▶ **Task prompt**
Copy everything in the listing below word for word, apart from any images.

---

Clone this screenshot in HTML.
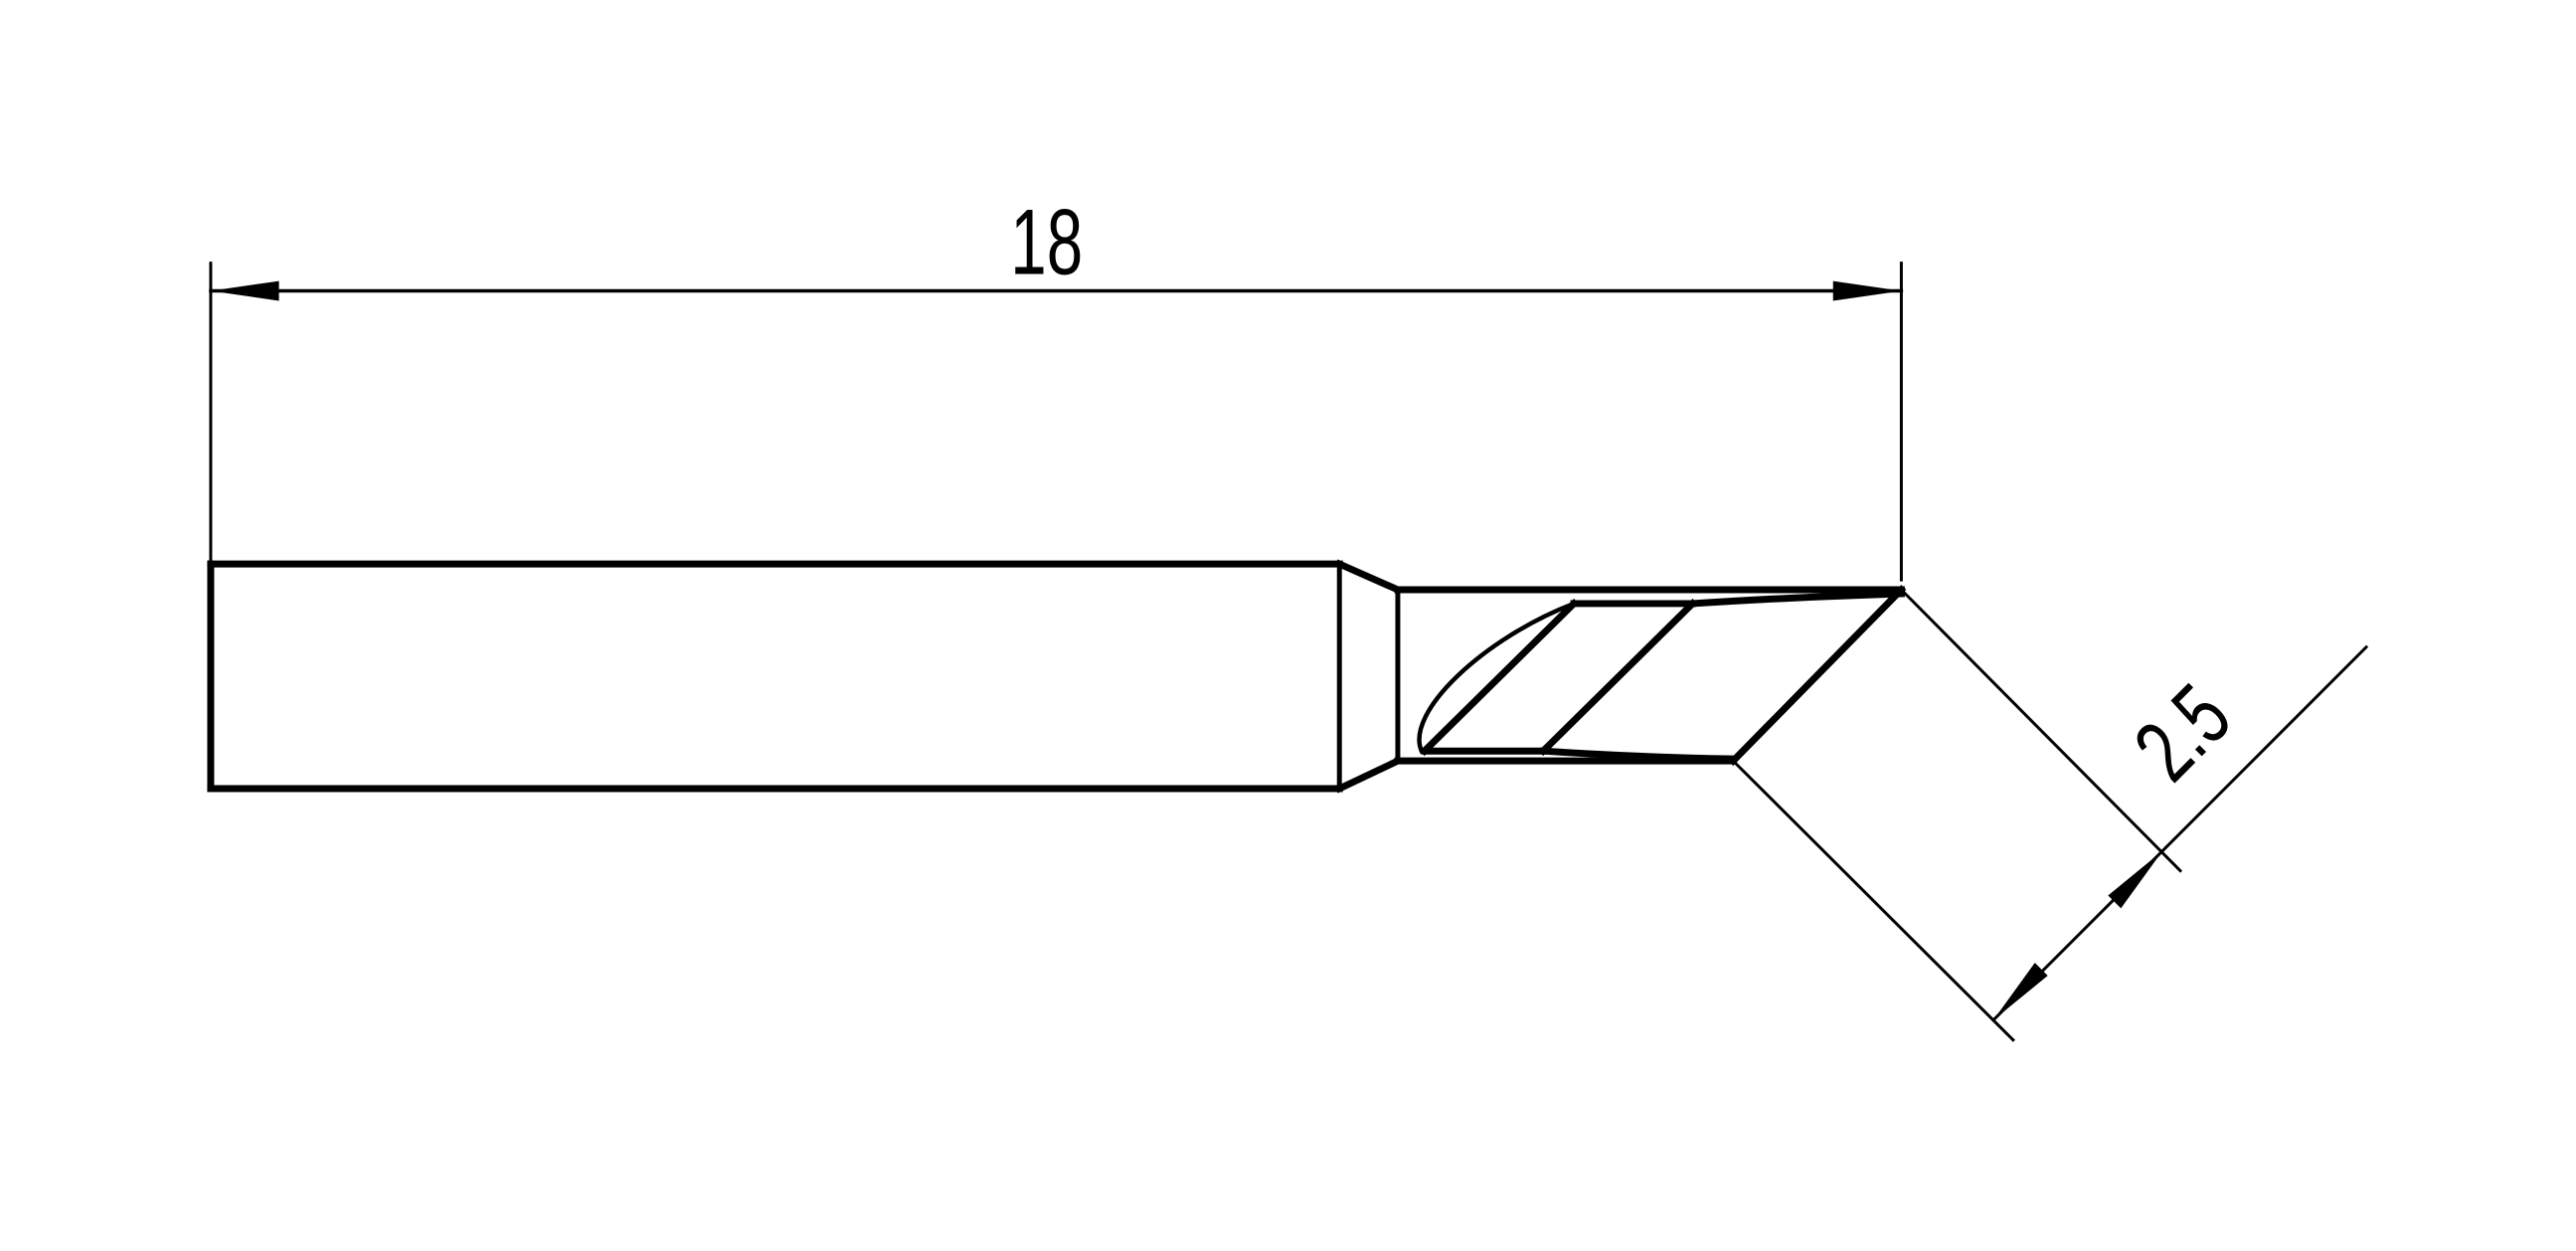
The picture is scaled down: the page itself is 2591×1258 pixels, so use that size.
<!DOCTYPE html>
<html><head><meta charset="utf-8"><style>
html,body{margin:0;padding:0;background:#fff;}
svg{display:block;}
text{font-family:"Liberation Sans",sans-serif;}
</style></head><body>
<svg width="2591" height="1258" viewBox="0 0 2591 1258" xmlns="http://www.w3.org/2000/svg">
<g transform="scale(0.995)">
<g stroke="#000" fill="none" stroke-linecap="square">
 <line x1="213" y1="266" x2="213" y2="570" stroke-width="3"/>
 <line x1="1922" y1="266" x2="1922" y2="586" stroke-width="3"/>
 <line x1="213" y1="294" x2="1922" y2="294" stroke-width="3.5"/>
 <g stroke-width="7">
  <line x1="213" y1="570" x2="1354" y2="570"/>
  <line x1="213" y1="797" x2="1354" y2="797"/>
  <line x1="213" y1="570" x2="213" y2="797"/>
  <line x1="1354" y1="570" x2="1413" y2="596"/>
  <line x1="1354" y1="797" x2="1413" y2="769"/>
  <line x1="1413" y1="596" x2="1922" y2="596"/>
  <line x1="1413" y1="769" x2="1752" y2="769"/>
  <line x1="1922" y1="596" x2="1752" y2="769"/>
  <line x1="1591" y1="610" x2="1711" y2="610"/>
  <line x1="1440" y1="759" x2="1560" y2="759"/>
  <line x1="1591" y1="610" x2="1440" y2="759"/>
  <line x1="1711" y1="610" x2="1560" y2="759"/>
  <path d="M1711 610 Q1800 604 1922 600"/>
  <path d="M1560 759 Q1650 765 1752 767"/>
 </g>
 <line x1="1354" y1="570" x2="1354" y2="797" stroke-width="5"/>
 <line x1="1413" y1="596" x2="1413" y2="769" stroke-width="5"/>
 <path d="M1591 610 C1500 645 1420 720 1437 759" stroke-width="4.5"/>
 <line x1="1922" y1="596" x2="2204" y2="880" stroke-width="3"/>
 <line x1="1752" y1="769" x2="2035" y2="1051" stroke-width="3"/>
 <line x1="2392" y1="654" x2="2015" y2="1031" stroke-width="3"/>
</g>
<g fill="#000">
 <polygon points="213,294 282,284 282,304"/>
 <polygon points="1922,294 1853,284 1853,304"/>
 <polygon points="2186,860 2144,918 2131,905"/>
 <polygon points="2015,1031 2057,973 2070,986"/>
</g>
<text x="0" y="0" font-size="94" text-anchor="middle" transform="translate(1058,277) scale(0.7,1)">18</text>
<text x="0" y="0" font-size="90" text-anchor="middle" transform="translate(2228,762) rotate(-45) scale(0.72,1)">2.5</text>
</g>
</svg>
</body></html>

---

▶ **Answer to this task**
Clone this screenshot in HTML.
The picture is scaled down: the page itself is 2591×1258 pixels, so use that size.
<!DOCTYPE html>
<html><head><meta charset="utf-8"><style>
html,body{margin:0;padding:0;background:#fff;}
svg{display:block;}
text{font-family:"Liberation Sans",sans-serif;}
</style></head><body>
<svg width="2591" height="1258" viewBox="0 0 2591 1258" xmlns="http://www.w3.org/2000/svg">
<g transform="scale(0.995)">
<g stroke="#000" fill="none" stroke-linecap="square">
 <line x1="213" y1="266" x2="213" y2="570" stroke-width="3"/>
 <line x1="1922" y1="266" x2="1922" y2="586" stroke-width="3"/>
 <line x1="213" y1="294" x2="1922" y2="294" stroke-width="3.5"/>
 <g stroke-width="7">
  <line x1="213" y1="570" x2="1354" y2="570"/>
  <line x1="213" y1="797" x2="1354" y2="797"/>
  <line x1="213" y1="570" x2="213" y2="797"/>
  <line x1="1354" y1="570" x2="1413" y2="596"/>
  <line x1="1354" y1="797" x2="1413" y2="769"/>
  <line x1="1413" y1="596" x2="1922" y2="596"/>
  <line x1="1413" y1="769" x2="1752" y2="769"/>
  <line x1="1922" y1="596" x2="1752" y2="769"/>
  <line x1="1591" y1="610" x2="1711" y2="610"/>
  <line x1="1440" y1="759" x2="1560" y2="759"/>
  <line x1="1591" y1="610" x2="1440" y2="759"/>
  <line x1="1711" y1="610" x2="1560" y2="759"/>
  <path d="M1711 610 Q1800 604 1922 600"/>
  <path d="M1560 759 Q1650 765 1752 767"/>
 </g>
 <line x1="1354" y1="570" x2="1354" y2="797" stroke-width="5"/>
 <line x1="1413" y1="596" x2="1413" y2="769" stroke-width="5"/>
 <path d="M1591 610 C1500 645 1420 720 1437 759" stroke-width="4.5"/>
 <line x1="1922" y1="596" x2="2204" y2="880" stroke-width="3"/>
 <line x1="1752" y1="769" x2="2035" y2="1051" stroke-width="3"/>
 <line x1="2392" y1="654" x2="2015" y2="1031" stroke-width="3"/>
</g>
<g fill="#000">
 <polygon points="213,294 282,284 282,304"/>
 <polygon points="1922,294 1853,284 1853,304"/>
 <polygon points="2186,860 2144,918 2131,905"/>
 <polygon points="2015,1031 2057,973 2070,986"/>
</g>
<text x="0" y="0" font-size="94" text-anchor="middle" transform="translate(1058,277) scale(0.7,1)">18</text>
<text x="0" y="0" font-size="90" text-anchor="middle" transform="translate(2228,762) rotate(-45) scale(0.72,1)">2.5</text>
</g>
</svg>
</body></html>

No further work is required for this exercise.